What’s your work day look like? I have a “day job” (laid off July 2011) and my freelance work. I am supposed to work a regular schedule for my day job and somehow fit my knitting and writing in, but it just doesn’t work that way for me. I can’t follow a time clock and be productive without feeling stressed out all the time. Instead, I follow my energy. I quit my last 9-5 cubicle job over a decade a go. For the first few years, I tried to shoehorn my at-home work into the same schedule. But it never worked for me, and I was always frustrated. Since I’ve started going to Europe regularly, my alter ego EuroDonna has helped me find peace with not living by the clock. And guess what, I’ve fallen into a regular schedule. Isn’t that odd? Once I stopped trying to force myself to have a regular schedule, I discovered my natural schedule and it’s not a struggle any more.

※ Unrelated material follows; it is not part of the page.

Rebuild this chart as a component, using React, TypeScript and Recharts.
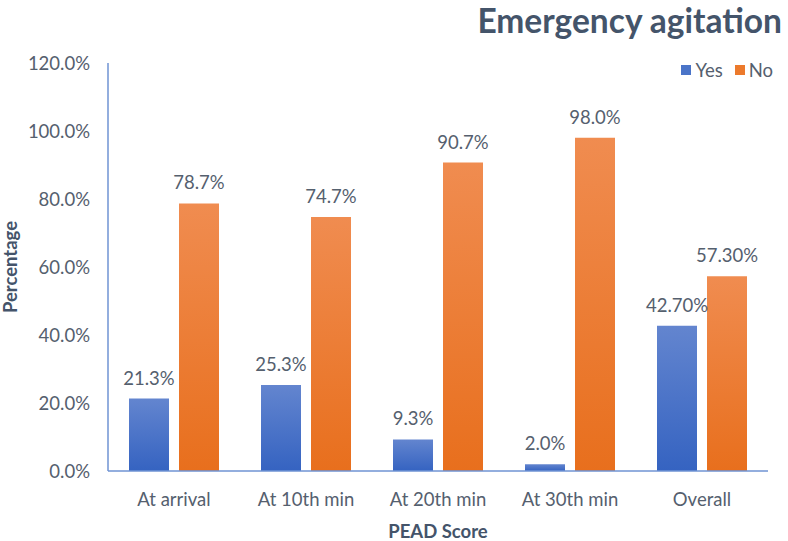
import React from "react";
import { BarChart, Bar, XAxis, YAxis, LabelList, Label } from "recharts";

const categories = ["At arrival", "At 10th min", "At 20th min", "At 30th min", "Overall"];
const yesValues = [21.3, 25.3, 9.3, 2.0, 42.7];
const noValues = [78.7, 74.7, 90.7, 98.0, 57.3];
const yesLabels = ["21.3%", "25.3%", "9.3%", "2.0%", "42.70%"];
const noLabels = ["78.7%", "74.7%", "90.7%", "98.0%", "57.30%"];
const yTicks = [0, 20, 40, 60, 80, 100, 120];
const seriesNames = ["Yes", "No"];
const seriesColors = ["#4A74C8", "#EC7A2C"];

const data = categories.map((c, i) => ({
  name: c,
  Yes: yesValues[i],
  No: noValues[i],
  yesLabel: yesLabels[i],
  noLabel: noLabels[i],
}));

const FONT = "Lato, 'Open Sans', sans-serif";
const TEXT = "#55606E";
const FS = 18.5;

export default function App() {
  return (
    <div style={{ position: "absolute", left: 0, top: 0, width: 788, height: 541, background: "#fff", fontFamily: FONT }}>
      <div
        style={{
          position: "absolute",
          right: 6,
          top: 3,
          fontSize: 33.5,
          lineHeight: "34px",
          fontWeight: 700,
          color: "#44546A",
          fontFamily: FONT,
          whiteSpace: "nowrap",
        }}
      >
        Emergency agitation
      </div>
      <div
        style={{
          position: "absolute",
          right: 15,
          top: 60,
          display: "flex",
          alignItems: "center",
          fontSize: FS,
          color: TEXT,
          fontFamily: FONT,
          lineHeight: "20px",
        }}
      >
        {seriesNames.map((n, i) => (
          <div key={n} style={{ display: "flex", alignItems: "center", marginLeft: i === 0 ? 0 : 12 }}>
            <span style={{ display: "inline-block", width: 10, height: 10, background: seriesColors[i], marginRight: 4 }} />
            <span>{n}</span>
          </div>
        ))}
      </div>
      <BarChart
        width={788}
        height={541}
        data={data}
        margin={{ top: 63, right: 20, bottom: 0, left: 0 }}
        barSize={40}
        barGap={10}
        style={{ position: "absolute", left: 0, top: 0 }}
      >
        <defs>
          <linearGradient id="gYes" x1="0" y1="0" x2="0" y2="1">
            <stop offset="0%" stopColor="#6385CF" />
            <stop offset="100%" stopColor="#3563C1" />
          </linearGradient>
          <linearGradient id="gNo" x1="0" y1="0" x2="0" y2="1">
            <stop offset="0%" stopColor="#F08C50" />
            <stop offset="100%" stopColor="#E86F1D" />
          </linearGradient>
        </defs>
        <XAxis
          dataKey="name"
          height={70}
          axisLine={{ stroke: "#6F93D3", strokeWidth: 1.5 }}
          tickLine={false}
          tickSize={0}
          tickMargin={22}
          tick={{ fill: TEXT, fontSize: FS, fontFamily: FONT }}
        >
          <Label
            value="PEAD Score"
            position="insideBottom"
            offset={0}
            dy={-3}
            style={{ fill: "#44546A", fontSize: FS, fontWeight: 700, fontFamily: FONT }}
          />
        </XAxis>
        <YAxis
          width={108}
          domain={[0, 120]}
          ticks={yTicks}
          interval={0}
          axisLine={{ stroke: "#6F93D3", strokeWidth: 1.5 }}
          tickLine={false}
          tickSize={0}
          tickMargin={18}
          tickFormatter={(v: number) => `${v.toFixed(1)}%`}
          tick={{ fill: TEXT, fontSize: FS, fontFamily: FONT }}
        >
          <Label
            value="Percentage"
            angle={-90}
            position="insideLeft"
            offset={10}
            style={{ textAnchor: "middle", fill: "#44546A", fontSize: FS, fontWeight: 700, fontFamily: FONT }}
          />
        </YAxis>
        <Bar dataKey="Yes" fill="url(#gYes)" isAnimationActive={false}>
          <LabelList dataKey="yesLabel" position="top" offset={14} style={{ fill: TEXT, fontSize: FS, fontFamily: FONT }} />
        </Bar>
        <Bar dataKey="No" fill="url(#gNo)" isAnimationActive={false}>
          <LabelList dataKey="noLabel" position="top" offset={14} style={{ fill: TEXT, fontSize: FS, fontFamily: FONT }} />
        </Bar>
      </BarChart>
    </div>
  );
}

Here’s an overview of my day:
I look at email (don’t reply), twitter, and facebook on my iPhone before I get out of bed. I don’t really get much else done in the morning most of the time. My brain is just like jello before lunch these days. I wake up somewhere between 7 and 8, depending on what time I went to bed and whether or not I was up with an episode of insomnia. I don’t set an alarm unless I am teaching in the morning.
Mid-morning I walk to the coffee shop. I bring work with me. Sometimes it’s knitting, sometimes writing or editing, sometimes attending to tasks from my day job. I choose whatever is drawing my attention that day and whatever I can handle with my morning energy level.
After lunch I have meetings, answer email, go through daily business tasks, blog, and so forth.
In the evenings I work on writing and editing.
Now I’m starting to swim again, so I’ll use my lunch break (probably at about 11, after I get back from my walk) to go to the pool for a swim. And we may swap our daily coffee shop walk out for a boat outing in the mornings during summer. Wouldn’t it be great to have your morning coffee out on the water?
On weekends I am off, or I teach. If I teach, I try to take Monday off because I usually have a physical collapse if I don’t get one full day off a week. Two is better, but a luxury.
So, for those who are curious, that’s a day in the life of this writer or, perhaps better described as, a plan from which to deviate.
Donna Druchunas escaped a corporate cubicle to honor her passions for knitting, world travel, research, and writing. She is the author of six knitting books including Arctic Lace, Successful Lace Knitting, Kitty Knits, and Ethnic Knitting Exploration: Lithuania, Iceland, and Ireland. Donna has just finished writing a book about knitting in Lithuania. She lives in the U.S. State of Vermont with her husband, mother, and three cats who all help her test the usability and comfort of her finished knitted items.